## What you are asked to do
Give back, exactly as it appears, the run of lines opening with the one containing "The picture is" and closing with the one containing "0.510, 0.510, 0.513, 0.522, 0.537]". Nothing outside that run should appear.

## Source records
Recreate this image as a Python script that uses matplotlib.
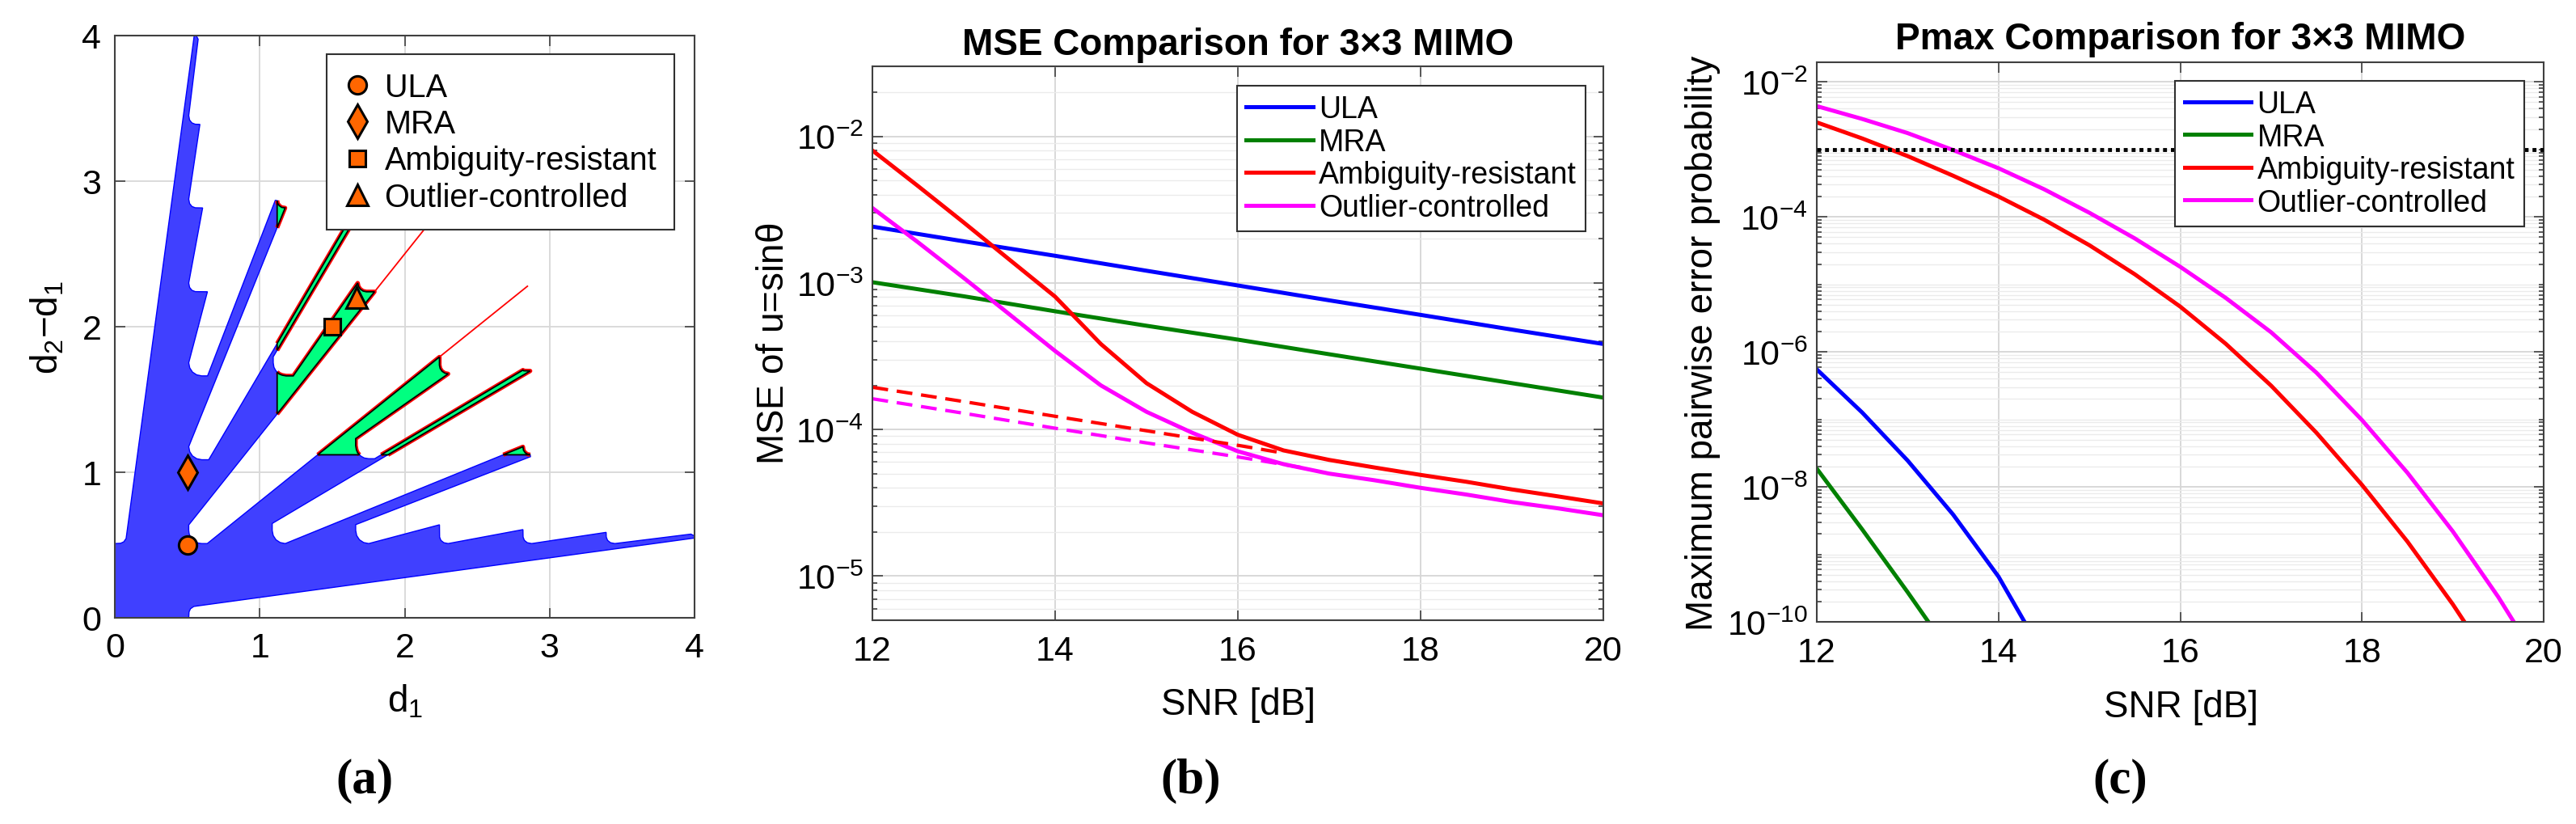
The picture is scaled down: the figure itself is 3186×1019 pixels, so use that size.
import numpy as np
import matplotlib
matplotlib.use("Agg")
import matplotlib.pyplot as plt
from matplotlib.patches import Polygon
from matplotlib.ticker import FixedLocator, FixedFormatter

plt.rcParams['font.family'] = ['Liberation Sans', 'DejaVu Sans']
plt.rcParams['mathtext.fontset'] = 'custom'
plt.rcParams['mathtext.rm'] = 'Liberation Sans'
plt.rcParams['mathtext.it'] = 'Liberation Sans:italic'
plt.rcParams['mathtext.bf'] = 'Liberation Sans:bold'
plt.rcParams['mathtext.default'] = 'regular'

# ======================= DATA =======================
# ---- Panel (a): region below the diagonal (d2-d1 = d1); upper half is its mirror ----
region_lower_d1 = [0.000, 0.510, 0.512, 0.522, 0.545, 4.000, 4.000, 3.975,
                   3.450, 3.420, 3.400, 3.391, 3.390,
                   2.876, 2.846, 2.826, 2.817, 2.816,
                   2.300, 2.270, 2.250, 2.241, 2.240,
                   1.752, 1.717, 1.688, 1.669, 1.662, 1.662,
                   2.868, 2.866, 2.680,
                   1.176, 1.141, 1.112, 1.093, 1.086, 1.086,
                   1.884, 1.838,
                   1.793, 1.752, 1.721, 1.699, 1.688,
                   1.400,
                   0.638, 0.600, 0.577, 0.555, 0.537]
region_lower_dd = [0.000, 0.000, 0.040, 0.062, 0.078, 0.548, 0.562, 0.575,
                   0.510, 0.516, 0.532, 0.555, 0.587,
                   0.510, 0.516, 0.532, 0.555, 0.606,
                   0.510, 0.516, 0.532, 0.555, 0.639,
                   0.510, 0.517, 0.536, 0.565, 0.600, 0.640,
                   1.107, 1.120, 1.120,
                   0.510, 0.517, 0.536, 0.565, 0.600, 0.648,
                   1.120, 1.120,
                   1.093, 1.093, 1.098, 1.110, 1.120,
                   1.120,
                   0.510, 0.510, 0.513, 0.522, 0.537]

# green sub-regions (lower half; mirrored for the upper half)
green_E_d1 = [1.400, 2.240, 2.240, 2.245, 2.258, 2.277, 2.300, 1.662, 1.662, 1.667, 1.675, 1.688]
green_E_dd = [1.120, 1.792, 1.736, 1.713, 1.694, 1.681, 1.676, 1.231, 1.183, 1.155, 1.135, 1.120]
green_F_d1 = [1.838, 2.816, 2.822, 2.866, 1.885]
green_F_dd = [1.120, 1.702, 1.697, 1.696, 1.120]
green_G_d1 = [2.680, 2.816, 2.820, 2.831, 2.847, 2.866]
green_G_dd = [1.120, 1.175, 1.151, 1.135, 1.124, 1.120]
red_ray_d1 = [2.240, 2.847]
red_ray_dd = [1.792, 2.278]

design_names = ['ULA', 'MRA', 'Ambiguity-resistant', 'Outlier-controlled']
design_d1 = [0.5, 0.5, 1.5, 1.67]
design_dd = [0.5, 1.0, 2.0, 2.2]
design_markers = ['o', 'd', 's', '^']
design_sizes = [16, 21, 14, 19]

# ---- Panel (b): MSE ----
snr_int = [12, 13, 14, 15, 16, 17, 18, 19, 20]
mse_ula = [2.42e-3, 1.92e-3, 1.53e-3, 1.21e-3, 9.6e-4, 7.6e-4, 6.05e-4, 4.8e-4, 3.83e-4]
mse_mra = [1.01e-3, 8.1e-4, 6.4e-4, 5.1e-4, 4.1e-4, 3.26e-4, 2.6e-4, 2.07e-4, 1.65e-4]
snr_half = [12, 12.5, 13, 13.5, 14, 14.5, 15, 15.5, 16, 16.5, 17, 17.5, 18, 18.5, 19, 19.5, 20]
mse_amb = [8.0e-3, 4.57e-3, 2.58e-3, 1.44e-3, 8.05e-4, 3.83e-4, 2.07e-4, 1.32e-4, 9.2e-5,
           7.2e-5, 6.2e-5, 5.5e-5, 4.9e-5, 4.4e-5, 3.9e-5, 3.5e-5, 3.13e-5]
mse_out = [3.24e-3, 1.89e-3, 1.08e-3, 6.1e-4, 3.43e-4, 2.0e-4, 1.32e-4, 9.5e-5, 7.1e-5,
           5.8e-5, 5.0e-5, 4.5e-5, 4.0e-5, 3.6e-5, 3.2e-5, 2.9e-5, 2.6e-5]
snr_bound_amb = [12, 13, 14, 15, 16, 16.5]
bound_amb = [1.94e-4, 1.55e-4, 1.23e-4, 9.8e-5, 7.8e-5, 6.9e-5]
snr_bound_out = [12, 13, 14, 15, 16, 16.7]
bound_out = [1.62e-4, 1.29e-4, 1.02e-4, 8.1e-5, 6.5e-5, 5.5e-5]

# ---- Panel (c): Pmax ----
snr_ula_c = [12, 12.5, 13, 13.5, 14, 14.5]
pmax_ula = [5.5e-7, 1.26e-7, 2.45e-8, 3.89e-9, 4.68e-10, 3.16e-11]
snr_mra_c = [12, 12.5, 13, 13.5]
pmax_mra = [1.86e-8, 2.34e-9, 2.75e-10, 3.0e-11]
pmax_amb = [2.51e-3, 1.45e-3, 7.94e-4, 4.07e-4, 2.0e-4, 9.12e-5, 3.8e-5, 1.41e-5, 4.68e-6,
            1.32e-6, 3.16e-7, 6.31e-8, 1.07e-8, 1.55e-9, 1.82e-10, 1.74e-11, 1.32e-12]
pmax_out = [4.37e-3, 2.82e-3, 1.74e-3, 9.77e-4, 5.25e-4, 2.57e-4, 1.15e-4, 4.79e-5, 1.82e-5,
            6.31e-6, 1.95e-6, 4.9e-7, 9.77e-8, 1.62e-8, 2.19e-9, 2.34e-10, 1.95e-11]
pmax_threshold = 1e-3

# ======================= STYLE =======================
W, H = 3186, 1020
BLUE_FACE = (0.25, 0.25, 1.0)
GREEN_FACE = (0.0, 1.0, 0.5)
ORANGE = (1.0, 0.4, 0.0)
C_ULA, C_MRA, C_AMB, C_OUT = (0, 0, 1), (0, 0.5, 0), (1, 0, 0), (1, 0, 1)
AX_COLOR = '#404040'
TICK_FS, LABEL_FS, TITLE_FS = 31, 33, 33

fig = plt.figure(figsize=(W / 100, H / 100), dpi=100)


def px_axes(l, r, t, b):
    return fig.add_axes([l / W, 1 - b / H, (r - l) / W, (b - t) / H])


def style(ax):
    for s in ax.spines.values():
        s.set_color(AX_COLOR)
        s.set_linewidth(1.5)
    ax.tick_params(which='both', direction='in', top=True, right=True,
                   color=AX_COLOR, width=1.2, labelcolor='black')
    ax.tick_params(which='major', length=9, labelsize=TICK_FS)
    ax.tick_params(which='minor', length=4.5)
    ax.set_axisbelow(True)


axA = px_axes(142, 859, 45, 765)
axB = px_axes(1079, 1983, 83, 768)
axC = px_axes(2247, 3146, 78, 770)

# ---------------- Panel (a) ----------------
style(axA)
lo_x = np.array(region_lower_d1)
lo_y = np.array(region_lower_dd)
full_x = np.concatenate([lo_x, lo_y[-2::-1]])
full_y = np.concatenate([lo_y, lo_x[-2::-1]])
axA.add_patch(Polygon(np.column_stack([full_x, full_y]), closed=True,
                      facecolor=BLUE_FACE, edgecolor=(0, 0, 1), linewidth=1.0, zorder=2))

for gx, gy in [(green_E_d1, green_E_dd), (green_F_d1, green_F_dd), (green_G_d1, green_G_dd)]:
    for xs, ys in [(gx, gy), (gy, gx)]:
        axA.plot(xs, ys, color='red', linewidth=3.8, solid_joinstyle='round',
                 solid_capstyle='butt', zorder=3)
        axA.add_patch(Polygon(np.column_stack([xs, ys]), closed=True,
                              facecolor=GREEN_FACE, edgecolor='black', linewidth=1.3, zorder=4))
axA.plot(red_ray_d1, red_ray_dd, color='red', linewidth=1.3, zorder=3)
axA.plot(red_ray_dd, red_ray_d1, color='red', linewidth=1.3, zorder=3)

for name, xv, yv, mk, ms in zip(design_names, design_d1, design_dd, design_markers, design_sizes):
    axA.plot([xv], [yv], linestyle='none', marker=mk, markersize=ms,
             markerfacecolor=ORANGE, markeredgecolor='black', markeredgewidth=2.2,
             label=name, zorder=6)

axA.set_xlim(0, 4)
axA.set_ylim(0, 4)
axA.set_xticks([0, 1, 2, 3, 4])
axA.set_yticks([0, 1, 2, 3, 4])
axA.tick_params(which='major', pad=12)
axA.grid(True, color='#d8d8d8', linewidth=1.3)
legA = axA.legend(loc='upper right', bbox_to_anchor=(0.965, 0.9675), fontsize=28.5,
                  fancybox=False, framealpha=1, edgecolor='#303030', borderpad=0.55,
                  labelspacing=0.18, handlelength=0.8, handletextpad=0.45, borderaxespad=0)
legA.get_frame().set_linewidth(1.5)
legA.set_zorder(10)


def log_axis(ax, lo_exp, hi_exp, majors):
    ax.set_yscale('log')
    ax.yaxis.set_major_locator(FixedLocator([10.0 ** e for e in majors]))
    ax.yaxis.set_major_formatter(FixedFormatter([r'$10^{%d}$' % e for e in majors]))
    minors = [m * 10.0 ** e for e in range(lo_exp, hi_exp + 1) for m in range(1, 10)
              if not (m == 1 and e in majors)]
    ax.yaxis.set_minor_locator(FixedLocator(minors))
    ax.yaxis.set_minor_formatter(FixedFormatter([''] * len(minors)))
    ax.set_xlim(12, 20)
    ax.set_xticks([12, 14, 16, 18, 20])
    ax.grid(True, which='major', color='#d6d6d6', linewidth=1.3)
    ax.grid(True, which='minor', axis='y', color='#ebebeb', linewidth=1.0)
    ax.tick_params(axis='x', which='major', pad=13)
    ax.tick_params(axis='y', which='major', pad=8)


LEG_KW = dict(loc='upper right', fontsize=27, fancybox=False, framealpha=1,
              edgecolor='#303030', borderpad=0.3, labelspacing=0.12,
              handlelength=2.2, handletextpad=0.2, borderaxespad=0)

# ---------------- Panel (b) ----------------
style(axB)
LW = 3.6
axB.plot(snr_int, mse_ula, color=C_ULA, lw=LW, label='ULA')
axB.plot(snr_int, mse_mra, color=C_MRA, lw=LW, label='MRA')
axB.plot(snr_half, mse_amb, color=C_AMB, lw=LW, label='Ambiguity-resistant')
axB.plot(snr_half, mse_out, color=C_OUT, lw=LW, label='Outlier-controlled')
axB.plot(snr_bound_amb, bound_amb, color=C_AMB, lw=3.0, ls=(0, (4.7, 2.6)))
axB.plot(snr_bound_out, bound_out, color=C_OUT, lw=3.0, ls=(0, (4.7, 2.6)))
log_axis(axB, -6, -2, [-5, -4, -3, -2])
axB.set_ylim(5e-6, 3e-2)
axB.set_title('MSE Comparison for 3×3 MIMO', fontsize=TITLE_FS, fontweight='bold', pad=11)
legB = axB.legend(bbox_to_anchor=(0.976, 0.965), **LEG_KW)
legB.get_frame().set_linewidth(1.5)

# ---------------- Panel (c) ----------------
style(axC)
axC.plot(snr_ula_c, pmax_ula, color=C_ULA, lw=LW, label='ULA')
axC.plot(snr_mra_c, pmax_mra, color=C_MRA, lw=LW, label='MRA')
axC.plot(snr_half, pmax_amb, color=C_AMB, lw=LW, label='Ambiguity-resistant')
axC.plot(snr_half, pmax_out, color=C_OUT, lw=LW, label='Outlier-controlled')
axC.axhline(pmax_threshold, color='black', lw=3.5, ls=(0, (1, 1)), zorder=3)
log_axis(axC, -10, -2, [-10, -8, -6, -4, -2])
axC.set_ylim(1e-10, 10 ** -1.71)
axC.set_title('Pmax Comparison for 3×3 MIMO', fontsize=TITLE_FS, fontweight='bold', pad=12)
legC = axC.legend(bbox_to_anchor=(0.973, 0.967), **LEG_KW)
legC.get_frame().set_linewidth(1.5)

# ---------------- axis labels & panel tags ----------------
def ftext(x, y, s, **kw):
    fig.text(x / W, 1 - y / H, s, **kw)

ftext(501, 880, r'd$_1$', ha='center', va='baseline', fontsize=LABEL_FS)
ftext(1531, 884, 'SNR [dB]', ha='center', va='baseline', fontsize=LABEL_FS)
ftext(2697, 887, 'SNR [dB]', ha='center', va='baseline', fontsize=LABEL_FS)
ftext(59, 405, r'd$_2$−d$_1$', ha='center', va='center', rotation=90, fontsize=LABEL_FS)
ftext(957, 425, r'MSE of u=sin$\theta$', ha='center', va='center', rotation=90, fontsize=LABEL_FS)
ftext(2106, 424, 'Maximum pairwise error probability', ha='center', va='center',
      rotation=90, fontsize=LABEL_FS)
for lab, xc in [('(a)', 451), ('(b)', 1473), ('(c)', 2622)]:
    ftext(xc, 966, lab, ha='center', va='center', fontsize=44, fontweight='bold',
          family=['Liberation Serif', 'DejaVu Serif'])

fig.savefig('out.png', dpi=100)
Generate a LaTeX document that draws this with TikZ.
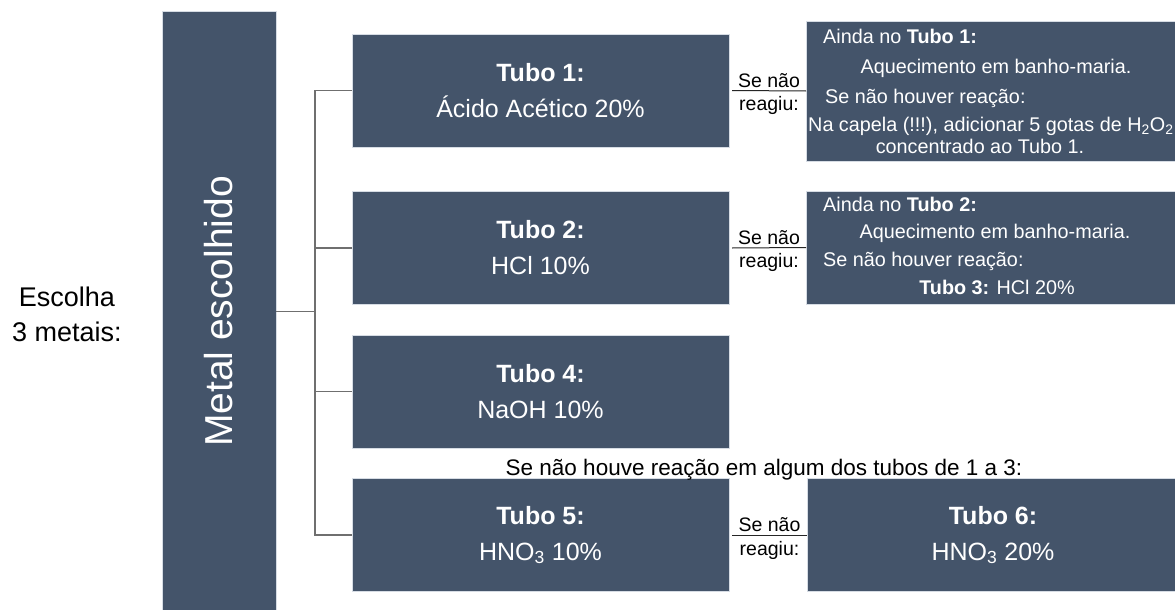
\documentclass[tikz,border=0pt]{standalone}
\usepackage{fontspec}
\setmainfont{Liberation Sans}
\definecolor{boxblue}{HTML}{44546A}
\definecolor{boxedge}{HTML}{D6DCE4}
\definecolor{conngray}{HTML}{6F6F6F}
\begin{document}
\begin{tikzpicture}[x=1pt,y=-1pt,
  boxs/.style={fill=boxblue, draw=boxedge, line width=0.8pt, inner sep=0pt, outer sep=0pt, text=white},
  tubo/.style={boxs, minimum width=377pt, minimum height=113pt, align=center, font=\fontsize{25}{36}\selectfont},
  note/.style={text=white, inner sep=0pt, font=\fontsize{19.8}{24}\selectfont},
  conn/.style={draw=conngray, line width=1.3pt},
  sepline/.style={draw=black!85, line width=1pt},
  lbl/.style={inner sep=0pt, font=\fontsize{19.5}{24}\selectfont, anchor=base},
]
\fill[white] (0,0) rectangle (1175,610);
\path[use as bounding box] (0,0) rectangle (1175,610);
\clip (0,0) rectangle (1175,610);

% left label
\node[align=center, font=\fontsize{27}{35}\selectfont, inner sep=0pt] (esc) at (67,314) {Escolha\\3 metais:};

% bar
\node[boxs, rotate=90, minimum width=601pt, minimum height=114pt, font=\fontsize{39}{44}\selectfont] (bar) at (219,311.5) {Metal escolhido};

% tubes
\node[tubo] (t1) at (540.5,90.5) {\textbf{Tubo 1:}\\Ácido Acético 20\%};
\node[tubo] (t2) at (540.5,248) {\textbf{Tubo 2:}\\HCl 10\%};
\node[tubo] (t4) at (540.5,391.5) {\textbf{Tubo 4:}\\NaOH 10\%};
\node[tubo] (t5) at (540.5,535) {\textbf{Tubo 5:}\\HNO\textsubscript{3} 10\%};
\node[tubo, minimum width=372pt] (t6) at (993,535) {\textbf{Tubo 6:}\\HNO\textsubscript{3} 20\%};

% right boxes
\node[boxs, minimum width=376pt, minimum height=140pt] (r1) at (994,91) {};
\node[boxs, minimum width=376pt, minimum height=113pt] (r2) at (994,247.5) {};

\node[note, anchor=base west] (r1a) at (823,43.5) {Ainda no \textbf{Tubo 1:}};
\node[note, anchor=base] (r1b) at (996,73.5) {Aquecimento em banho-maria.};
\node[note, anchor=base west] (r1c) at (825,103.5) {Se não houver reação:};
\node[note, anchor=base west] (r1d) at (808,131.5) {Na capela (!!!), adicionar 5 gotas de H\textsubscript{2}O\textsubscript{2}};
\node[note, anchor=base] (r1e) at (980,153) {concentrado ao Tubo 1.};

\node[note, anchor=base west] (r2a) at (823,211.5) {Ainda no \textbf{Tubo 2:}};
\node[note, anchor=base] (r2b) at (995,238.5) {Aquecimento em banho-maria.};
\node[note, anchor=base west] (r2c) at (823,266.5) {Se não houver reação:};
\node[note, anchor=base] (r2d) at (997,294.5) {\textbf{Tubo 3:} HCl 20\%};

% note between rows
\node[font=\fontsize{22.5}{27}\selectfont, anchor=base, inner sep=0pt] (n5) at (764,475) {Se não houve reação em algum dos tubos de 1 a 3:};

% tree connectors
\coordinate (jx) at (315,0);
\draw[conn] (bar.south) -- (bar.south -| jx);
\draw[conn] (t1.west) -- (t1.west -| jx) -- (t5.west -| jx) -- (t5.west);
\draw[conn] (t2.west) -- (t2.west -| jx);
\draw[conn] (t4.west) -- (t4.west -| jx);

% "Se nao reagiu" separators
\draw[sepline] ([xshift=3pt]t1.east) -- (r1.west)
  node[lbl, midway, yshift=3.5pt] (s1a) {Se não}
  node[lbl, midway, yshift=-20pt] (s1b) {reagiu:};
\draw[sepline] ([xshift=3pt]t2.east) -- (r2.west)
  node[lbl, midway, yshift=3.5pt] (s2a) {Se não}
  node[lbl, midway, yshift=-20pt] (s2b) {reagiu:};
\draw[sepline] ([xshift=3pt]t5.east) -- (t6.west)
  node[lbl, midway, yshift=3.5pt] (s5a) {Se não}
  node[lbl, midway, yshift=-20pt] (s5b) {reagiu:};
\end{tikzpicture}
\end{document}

## Exercise response
The picture is scaled down: the figure itself is 3186×1019 pixels, so use that size.
import numpy as np
import matplotlib
matplotlib.use("Agg")
import matplotlib.pyplot as plt
from matplotlib.patches import Polygon
from matplotlib.ticker import FixedLocator, FixedFormatter

plt.rcParams['font.family'] = ['Liberation Sans', 'DejaVu Sans']
plt.rcParams['mathtext.fontset'] = 'custom'
plt.rcParams['mathtext.rm'] = 'Liberation Sans'
plt.rcParams['mathtext.it'] = 'Liberation Sans:italic'
plt.rcParams['mathtext.bf'] = 'Liberation Sans:bold'
plt.rcParams['mathtext.default'] = 'regular'

# ======================= DATA =======================
# ---- Panel (a): region below the diagonal (d2-d1 = d1); upper half is its mirror ----
region_lower_d1 = [0.000, 0.510, 0.512, 0.522, 0.545, 4.000, 4.000, 3.975,
                   3.450, 3.420, 3.400, 3.391, 3.390,
                   2.876, 2.846, 2.826, 2.817, 2.816,
                   2.300, 2.270, 2.250, 2.241, 2.240,
                   1.752, 1.717, 1.688, 1.669, 1.662, 1.662,
                   2.868, 2.866, 2.680,
                   1.176, 1.141, 1.112, 1.093, 1.086, 1.086,
                   1.884, 1.838,
                   1.793, 1.752, 1.721, 1.699, 1.688,
                   1.400,
                   0.638, 0.600, 0.577, 0.555, 0.537]
region_lower_dd = [0.000, 0.000, 0.040, 0.062, 0.078, 0.548, 0.562, 0.575,
                   0.510, 0.516, 0.532, 0.555, 0.587,
                   0.510, 0.516, 0.532, 0.555, 0.606,
                   0.510, 0.516, 0.532, 0.555, 0.639,
                   0.510, 0.517, 0.536, 0.565, 0.600, 0.640,
                   1.107, 1.120, 1.120,
                   0.510, 0.517, 0.536, 0.565, 0.600, 0.648,
                   1.120, 1.120,
                   1.093, 1.093, 1.098, 1.110, 1.120,
                   1.120,
                   0.510, 0.510, 0.513, 0.522, 0.537]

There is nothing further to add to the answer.